Nonflammable Fluorinated Carbonate Electrolyte with High Salt-to-Solvent Ratios Enables Stable Silicon-Based Anode for Next-Generation Lithium-Ion Batteries

High energy density and safety are two key factors for the development of next-generation lithium-ion batteries. Recently, silicon (Si) has attracted tremendous interest owing to its high theoretical capacity. However, the fast capacity decay triggered by huge volume change restricts its practical application. Moreover, higher energy density brings about more serious safety issues. To solve these problems, here we propose a safer high salt-to-solvent electrolyte that consisted of nonflammable mixture solvents of di-2,2,2-trifluoroethyl carbonate and fluoroethylene carbonate. It is revealed that this electrolyte could not only enhance the cycling stability toward the silicon nanoparticle (SiNPs) anode but also solve the safety hazards.
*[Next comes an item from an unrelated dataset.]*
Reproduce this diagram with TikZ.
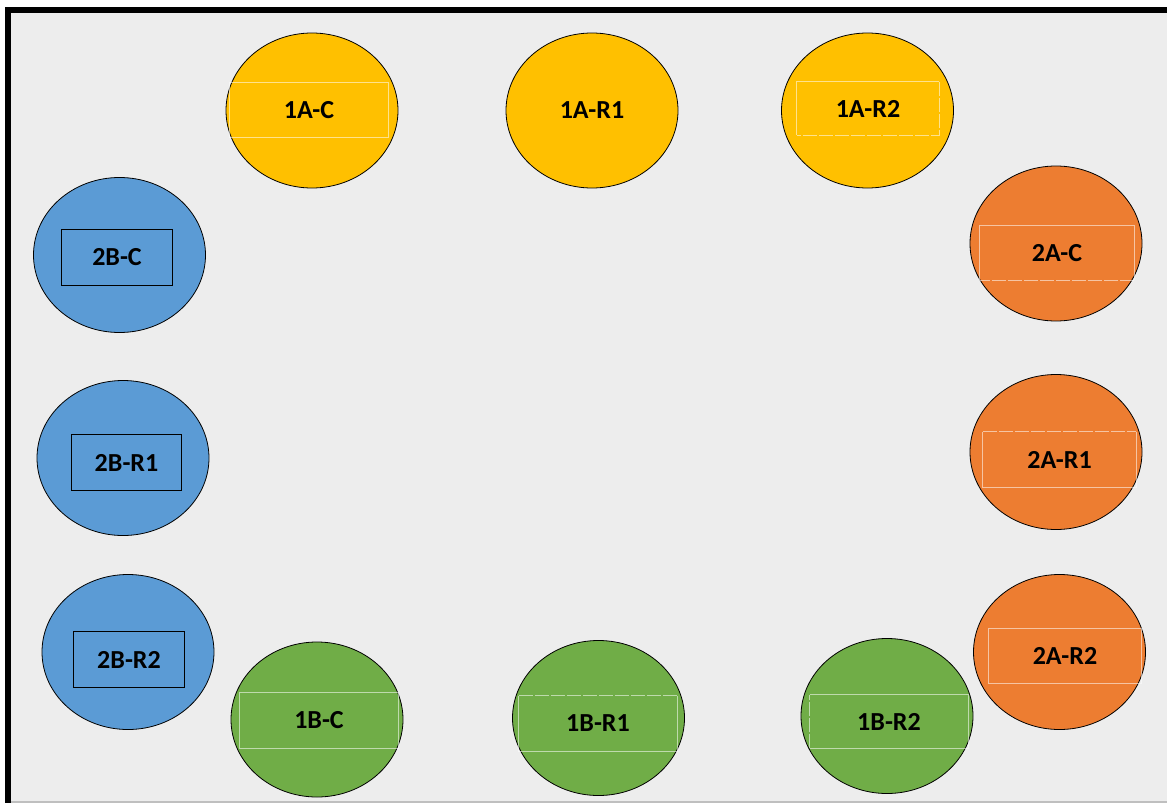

A high initial reversible capacity of 2644 mAh g(-1) and a low capacity fading rate (only 0.064% per cycle) after 300 cycles are delivered. The performance enhancement mechanism is further explored by electrochemical impedance spectroscopy, Fourier transform infrared, and scanning electron microscopy. This study may shed an inspiring light on the development of next-generation high-energy-density batteries.